The point is not to build a dashboard museum. It is to create enough visibility to run corrective action every sprint. Good teams inspect metrics to identify where their system is leaking predictability, then adjust working agreements, planning assumptions, or workflow rules accordingly.
Coaching the team towards better forecasting behaviour
Teams rarely become predictable because someone tells them to estimate better. They improve when they learn from forecast misses without blame. A healthy sprint retrospective should examine not only what was missed, but what made the miss likely from the start.
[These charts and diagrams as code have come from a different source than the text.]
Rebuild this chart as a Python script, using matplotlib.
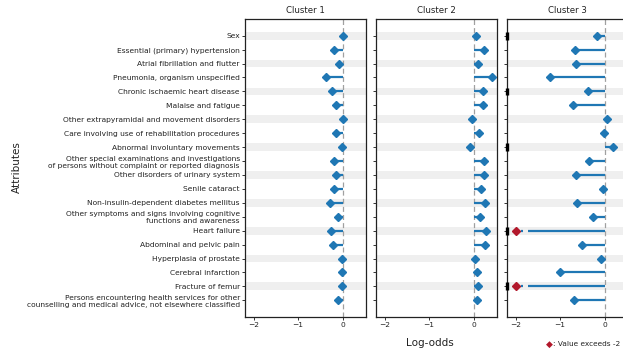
import numpy as np
import matplotlib
matplotlib.use("Agg")
import matplotlib.pyplot as plt

attributes = [
    "Sex",
    "Essential (primary) hypertension",
    "Atrial fibrillation and flutter",
    "Pneumonia, organism unspecified",
    "Chronic ischaemic heart disease",
    "Malaise and fatigue",
    "Other extrapyramidal and movement disorders",
    "Care involving use of rehabilitation procedures",
    "Abnormal involuntary movements",
    "Other special examinations and investigations\nof persons without complaint or reported diagnosis",
    "Other disorders of urinary system",
    "Senile cataract",
    "Non-insulin-dependent diabetes mellitus",
    "Other symptoms and signs involving cognitive\nfunctions and awareness",
    "Heart failure",
    "Abdominal and pelvic pain",
    "Hyperplasia of prostate",
    "Cerebral infarction",
    "Fracture of femur",
    "Persons encountering health services for other\ncounselling and medical advice, not elsewhere classified",
]

cluster_names = ["Cluster 1", "Cluster 2", "Cluster 3"]

cluster1 = [0.02, -0.19, -0.08, -0.38, -0.24, -0.14, 0.02, -0.15, -0.02, -0.19,
            -0.15, -0.19, -0.28, -0.10, -0.26, -0.21, -0.02, -0.01, -0.02, -0.11]
cluster2 = [0.05, 0.23, 0.11, 0.41, 0.21, 0.21, -0.04, 0.12, -0.07, 0.24,
            0.24, 0.18, 0.25, 0.14, 0.29, 0.27, 0.04, 0.08, 0.10, 0.08]
cluster3 = [-0.16, -0.66, -0.65, -1.23, -0.38, -0.71, 0.05, -0.02, 0.20, -0.36,
            -0.64, -0.04, -0.62, -0.27, -2.6, -0.51, -0.08, -1.01, -2.4, -0.68]

# values below this are drawn clipped with a red marker
lower_limit = -2.0
x_ticks = [-2, -1, 0]
flag_rows = [0, 4, 8, 14, 18]

blue = "#1f77b4"
red = "#b2182b"
band = "#efefef"

fig = plt.figure(figsize=(6.23, 3.49), dpi=100)
W, H = 623.0, 349.0
lefts = [245, 376, 507]
width = 121
top_px, bot_px = 19, 317

n = len(attributes)
rows = np.arange(n)
all_values = [cluster1, cluster2, cluster3]

axes = []
for k, (name, vals) in enumerate(zip(cluster_names, all_values)):
    ax = fig.add_axes([lefts[k] / W, 1 - bot_px / H, width / W, (bot_px - top_px) / H])
    axes.append(ax)
    ax.set_xlim(-2.2, 0.53)
    ax.set_ylim(n - 1 + 1.2, -1.2)
    for r in rows[::2]:
        ax.axhspan(r - 0.28, r + 0.28, color=band, lw=0, zorder=0)
    ax.axvline(0, color="#a0a0a0", lw=0.9, ls=(0, (4, 2.5)), zorder=1)
    vals = np.asarray(vals, dtype=float)
    for r, v in zip(rows, vals):
        if v < lower_limit:
            ax.plot([0, lower_limit + 0.27], [r, r], color=blue, lw=1.6,
                    solid_capstyle="butt", zorder=2)
            ax.plot([lower_limit + 0.12, lower_limit + 0.17], [r, r], color=blue,
                    lw=1.6, solid_capstyle="butt", zorder=2)
            ax.plot([lower_limit], [r], marker="D", ms=4.4, color=red, zorder=3)
        else:
            ax.plot([0, v], [r, r], color=blue, lw=1.6, solid_capstyle="butt", zorder=2)
            ax.plot([v], [r], marker="D", ms=4.4, color=blue, zorder=3)
    ax.set_title(name, fontsize=6.2, pad=4, color="#222222")
    ax.set_xticks(x_ticks)
    ax.set_xticklabels(["\u2212%d" % abs(t) if t < 0 else "%d" % t for t in x_ticks])
    ax.set_yticks(rows)
    if k == 0:
        ax.set_yticklabels(attributes, fontsize=5.4, color="#222222")
    else:
        ax.set_yticklabels([])
    ax.tick_params(axis="both", length=2.2, width=0.7, color="#333333",
                   labelsize=5.4, labelcolor="#222222", pad=1.5)
    for s in ax.spines.values():
        s.set_linewidth(0.9)
        s.set_color("#222222")

# highlighted rows on the last panel
ax3 = axes[2]
x0 = ax3.get_xlim()[0]
for r in flag_rows:
    ax3.plot([x0, x0], [r - 0.28, r + 0.28], color="black", lw=2.4,
             solid_capstyle="butt", clip_on=False, zorder=5)

fig.text(17 / W, 1 - 167 / H, "Attributes", rotation=90, ha="center", va="center",
         fontsize=7.5, color="#222222")
fig.text(430 / W, 1 - 343 / H, "Log-odds", ha="center", va="center",
         fontsize=7.5, color="#222222")
fig.text(549 / W, 1 - 344 / H, "\u25c6", color=red, fontsize=6.5, ha="center", va="center")
fig.text(553 / W, 1 - 344 / H, ": Value exceeds -2", color="#222222", fontsize=5.3,
         ha="left", va="center")

fig.savefig("out.png", dpi=100)
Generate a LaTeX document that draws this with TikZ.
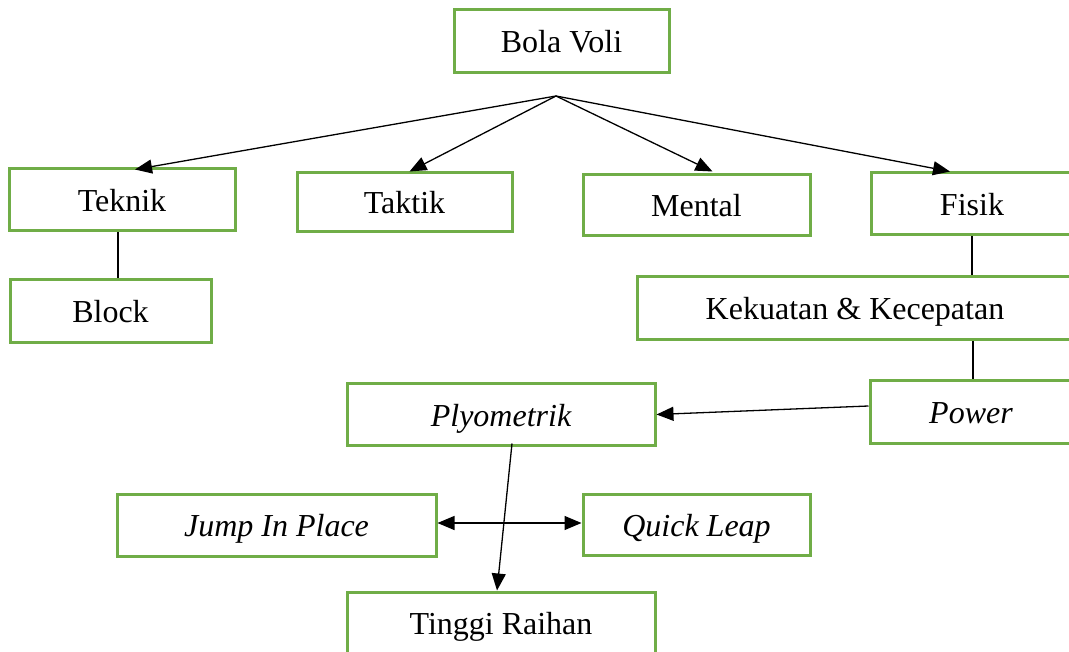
\documentclass[tikz,border=0pt]{standalone}
\usepackage{fontspec}
\setmainfont{Liberation Serif}
\usetikzlibrary{arrows.meta,calc}
\definecolor{boxgreen}{RGB}{112,173,71}
\tikzset{
  box/.style={draw=boxgreen, line width=3pt, fill=white, inner sep=0pt,
    text height=23pt, text depth=0pt,
    font=\fontsize{32}{36}\selectfont},
  conn/.style={draw=black, line width=1.3pt},
  arr/.style={conn, -{Triangle[length=17pt,width=14pt]}},
  darr/.style={conn, {Triangle[length=17pt,width=14pt]}-{Triangle[length=17pt,width=14pt]}}
}
\begin{document}
\begin{tikzpicture}[x=1pt,y=-1pt]
\useasboundingbox (0,0) rectangle (1069,652);
\node[box, minimum width=215pt, minimum height=63pt] (bola) at (561.5,41.5) {Bola Voli};
\node[box, minimum width=226pt, minimum height=62pt] (teknik) at (122,200) {Teknik};
\node[box, minimum width=215pt, minimum height=59pt] (taktik) at (404.5,202.5) {Taktik};
\node[box, minimum width=227pt, minimum height=61pt] (mental) at (696.5,205.5) {Mental};
\node[box, minimum width=202pt, minimum height=62pt] (fisik) at (972,204) {Fisik};
\node[box, minimum width=201pt, minimum height=63pt] (block) at (110.5,311.5) {Block};
\node[box, minimum width=436pt, minimum height=63pt] (kek) at (855,308.5) {Kekuatan \& Kecepatan};
\node[box, minimum width=202pt, minimum height=62pt] (power) at (971,412) {\itshape Power};
\node[box, minimum width=308pt, minimum height=61pt] (plyo) at (501,414.5) {\itshape Plyometrik};
\node[box, minimum width=319pt, minimum height=62pt] (jump) at (276.5,525) {\itshape Jump In Place};
\node[box, minimum width=227pt, minimum height=61pt] (quick) at (696.5,525) {\itshape Quick Leap};
\node[box, minimum width=308pt, minimum height=62pt] (tinggi) at (501,623) {Tinggi Raihan};
\coordinate (hub) at (556,96);
\draw[arr] (hub) -- ([xshift=13pt,yshift=-2pt]teknik.north);
\draw[arr] (hub) -- ([xshift=5pt]taktik.north);
\draw[arr] (hub) -- ([xshift=16pt,yshift=2pt]mental.north);
\draw[arr] (hub) -- ([xshift=-22pt]fisik.north);
\draw[conn] (teknik.south -| 118,0) -- (block.north -| 118,0);
\draw[conn] (fisik.south -| 972,0) -- (kek.north -| 972,0);
\draw[conn] (kek.south -| 973,0) -- (power.north -| 973,0);
\draw[arr] ([yshift=6pt]power.west) -- (plyo.east);
\draw[arr] ([xshift=11pt,yshift=3pt]plyo.south) -- ([xshift=-4pt]tinggi.north);
\draw[darr] ([yshift=2pt]jump.east) -- ([yshift=2pt]quick.west);
\end{tikzpicture}
\end{document}
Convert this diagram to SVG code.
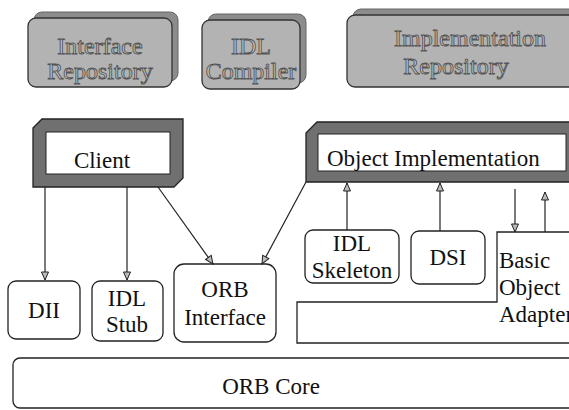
<svg xmlns="http://www.w3.org/2000/svg" width="569" height="410" viewBox="0 0 569 410">
<defs>
<style>
text{font-family:'Liberation Serif','DejaVu Serif','Times New Roman',serif}
.t{font-size:23px;fill:#111;text-anchor:middle}
.tl{font-size:23px;fill:#111}
.g{font-size:24px;fill:#c4c4c4;stroke:#555;stroke-width:0.9;text-anchor:middle}
.gbox{fill:#b3b3b3;stroke:#333;stroke-width:1.3}
.gsh{fill:#8c8c8c;stroke:#666;stroke-width:1}
.frame{fill:#707070;stroke:#222;stroke-width:1.3}
.inner{fill:#fff;stroke:#222;stroke-width:1}
.box{fill:#fff;stroke:#222;stroke-width:1.3}
.c{fill:none;stroke:#222;stroke-width:1.2}
</style>
<marker id="ah" markerUnits="userSpaceOnUse" markerWidth="10" markerHeight="10" viewBox="0 0 10 10" refX="9" refY="5" orient="auto">
<path d="M1,1.5 L9,5 L1,8.5 Z" fill="#bbb" stroke="#222" stroke-width="1"/>
</marker>
</defs>

<g id="interface-repository">
<rect class="gsh" x="34" y="12" width="144" height="69" rx="8"/>
<rect class="gbox" x="28" y="18" width="144" height="69" rx="8"/>
<text class="g" x="100" y="54" font-family="Liberation Serif, serif">Interface</text>
<text class="g" x="100" y="79" font-family="Liberation Serif, serif">Repository</text>
</g>

<g id="idl-compiler">
<rect class="gsh" x="208" y="14" width="98" height="69" rx="8"/>
<rect class="gbox" x="202" y="20" width="98" height="69" rx="8"/>
<text class="g" x="251" y="54" font-family="Liberation Serif, serif">IDL</text>
<text class="g" x="251" y="79" font-family="Liberation Serif, serif">Compiler</text>
</g>

<g id="implementation-repository">
<rect class="gsh" x="353" y="9" width="240" height="72" rx="8"/>
<rect class="gbox" x="347" y="15" width="240" height="72" rx="8"/>
<text class="g" x="470" y="46" font-family="Liberation Serif, serif">Implementation</text>
<text class="g" x="456" y="74" font-family="Liberation Serif, serif">Repository</text>
</g>

<g id="client">
<path class="frame" d="M33,128 L42,119 L183,119 L183,178 L174,187 L33,187 Z"/>
<rect class="inner" x="46" y="132" width="124" height="42"/>
<text class="t" x="102" y="168" font-family="Liberation Serif, serif">Client</text>
</g>

<g id="object-implementation">
<path class="frame" d="M306,133 L317,122 L600,122 L600,182 L306,182 Z"/>
<rect class="inner" x="318" y="134" width="248" height="37"/>
<text class="tl" x="327" y="166" font-family="Liberation Serif, serif">Object Implementation</text>
</g>

<g id="dii">
<rect class="box" x="8" y="281" width="72" height="58" rx="8"/>
<text class="t" x="44" y="318" font-family="Liberation Serif, serif">DII</text>
</g>

<g id="idl-stub">
<rect class="box" x="92" y="281" width="71" height="60" rx="8"/>
<text class="t" x="127" y="306" font-family="Liberation Serif, serif">IDL</text>
<text class="t" x="127" y="332" font-family="Liberation Serif, serif">Stub</text>
</g>

<g id="orb-interface">
<rect class="box" x="174" y="264" width="102" height="78" rx="10"/>
<text class="t" x="225" y="297" font-family="Liberation Serif, serif">ORB</text>
<text class="t" x="225" y="325" font-family="Liberation Serif, serif">Interface</text>
</g>

<g id="idl-skeleton">
<rect class="box" x="305" y="230" width="94" height="53" rx="8"/>
<text class="t" x="352" y="251" font-family="Liberation Serif, serif">IDL</text>
<text class="t" x="352" y="278" font-family="Liberation Serif, serif">Skeleton</text>
</g>

<g id="dsi">
<rect class="box" x="411" y="231" width="74" height="53" rx="8"/>
<text class="t" x="448" y="265" font-family="Liberation Serif, serif">DSI</text>
</g>

<g id="basic-object-adapter">
<path class="box" d="M575,232 L497,232 L497,302 L297,302 L297,343 L575,343"/>
<text class="tl" x="499" y="268" font-family="Liberation Serif, serif">Basic</text>
<text class="tl" x="499" y="295" font-family="Liberation Serif, serif">Object</text>
<text class="tl" x="499" y="322" font-family="Liberation Serif, serif">Adapter</text>
</g>

<g id="orb-core">
<rect class="box" x="13" y="358" width="580" height="50" rx="7"/>
<text class="t" x="271" y="394" font-family="Liberation Serif, serif">ORB Core</text>
</g>

<g id="connectors">
<line class="c" x1="45" y1="187" x2="45" y2="280" marker-end="url(#ah)"/>
<line class="c" x1="127" y1="187" x2="127" y2="280" marker-end="url(#ah)"/>
<line class="c" x1="158" y1="187" x2="213" y2="264" marker-end="url(#ah)"/>
<line class="c" x1="306" y1="182" x2="262" y2="264" marker-end="url(#ah)"/>
<line class="c" x1="347" y1="230" x2="347" y2="183" marker-end="url(#ah)"/>
<line class="c" x1="440" y1="231" x2="440" y2="183" marker-end="url(#ah)"/>
<line class="c" x1="515" y1="189" x2="515" y2="232" marker-end="url(#ah)"/>
<line class="c" x1="545" y1="232" x2="545" y2="192" marker-end="url(#ah)"/>
</g>
</svg>
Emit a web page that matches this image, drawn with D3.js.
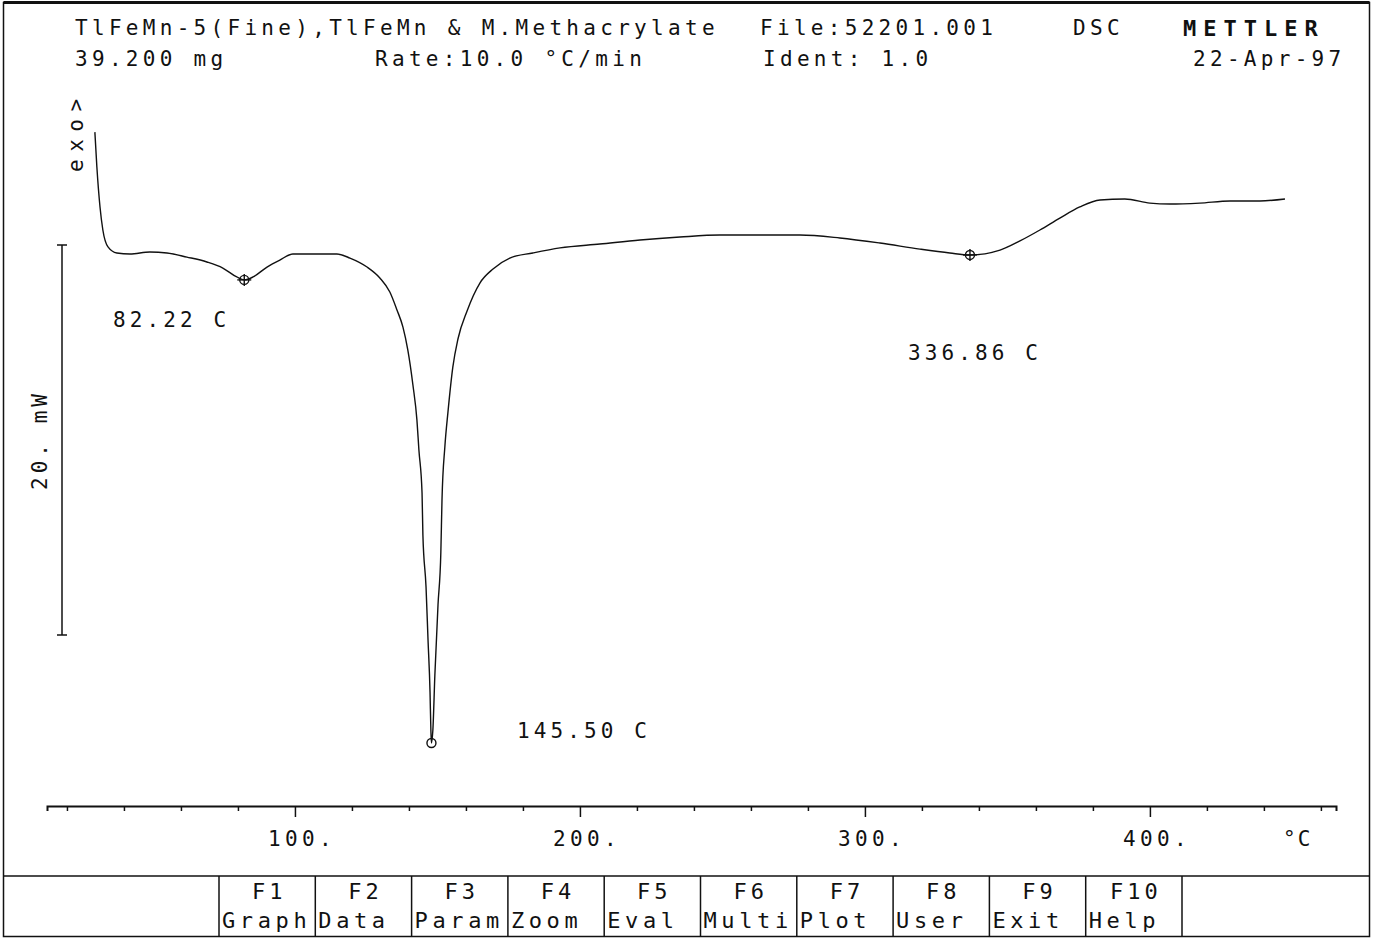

Ask sharper questions. Which items entered the sprint with uncertainty still attached? Where did work queue? Which assumptions about capacity were wrong? What arrived unexpectedly, and was it truly unexpected? Did quality checks happen when intended, or only when deadlines forced them?
This creates a different kind of accountability. Instead of defending estimates, the team strengthens the operating model behind the estimate. That is where durable improvement comes from.
For leaders, there is one more discipline worth adopting: do not reward over-commitment. Teams that consistently stretch to please stakeholders usually become less predictable, not more effective. A realistic commitment that lands cleanly is stronger than an ambitious plan that requires heroics.
If you are building a more disciplined delivery environment, this is exactly the sort of problem that benefits from battle-tested tools, standard working agreements, and practical sprint controls - the kind of assets teams use to reduce noise and make execution more reliable.
The most credible teams are not the ones that promise the most in sprint planning. They are the ones whose delivery pattern can be trusted when the wider organisation needs to make decisions. That trust is built one stable sprint at a time.